Understanding adiabatic expansion helps design efficient spacecraft systems.
Comparison of Adiabatic and Isothermal Expansion
| Feature | Adiabatic Expansion | Isothermal Expansion |
|---|---|---|
| Heat Exchange | No heat transfer (Q = 0) | Constant temperature (Q ≠ 0) |
| Temperature Change | Temperature decreases | Temperature remains constant |
| Energy Source | Internal energy only | External heat added/removed |
| Example | Gas expanding in an insulated chamber | Slow expansion of a gas in a heat bath |
Adiabatic expansion is faster and occurs in insulated systems, while isothermal expansion requires heat transfer to maintain constant temperature.
Common Misconceptions About Adiabatic Expansion
1. Adiabatic Means No Temperature Change – False
In reality, adiabatic expansion leads to cooling because the gas does work without gaining heat.
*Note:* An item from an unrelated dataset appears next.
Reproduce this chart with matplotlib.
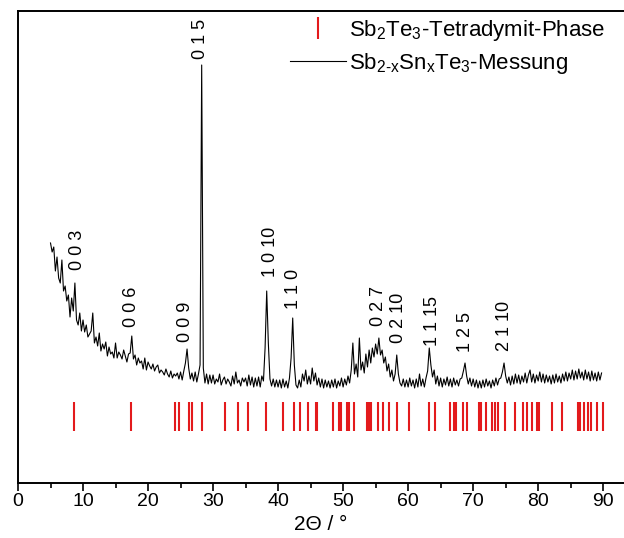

2. Adiabatic and Isothermal Are the Same – False
Unlike isothermal expansion, adiabatic expansion does not maintain a constant temperature.
3. All Expanding Gases Follow the Adiabatic Process – False
Only gases in well-insulated systems or expanding very rapidly behave adiabatically.
The adiabatic expansion of an ideal gas is a fundamental thermodynamic process where a gas expands without heat exchange, causing its temperature and pressure to drop. Governed by key equations such as PV^γ = constant, this process plays a crucial role in engine cycles, refrigeration, weather patterns, and space science.
Understanding adiabatic expansion is essential for engineering, meteorology, and physics. Whether in internal combustion engines, refrigeration systems, or atmospheric studies, the ability to predict and control adiabatic expansion helps optimize efficiency and performance in various applications.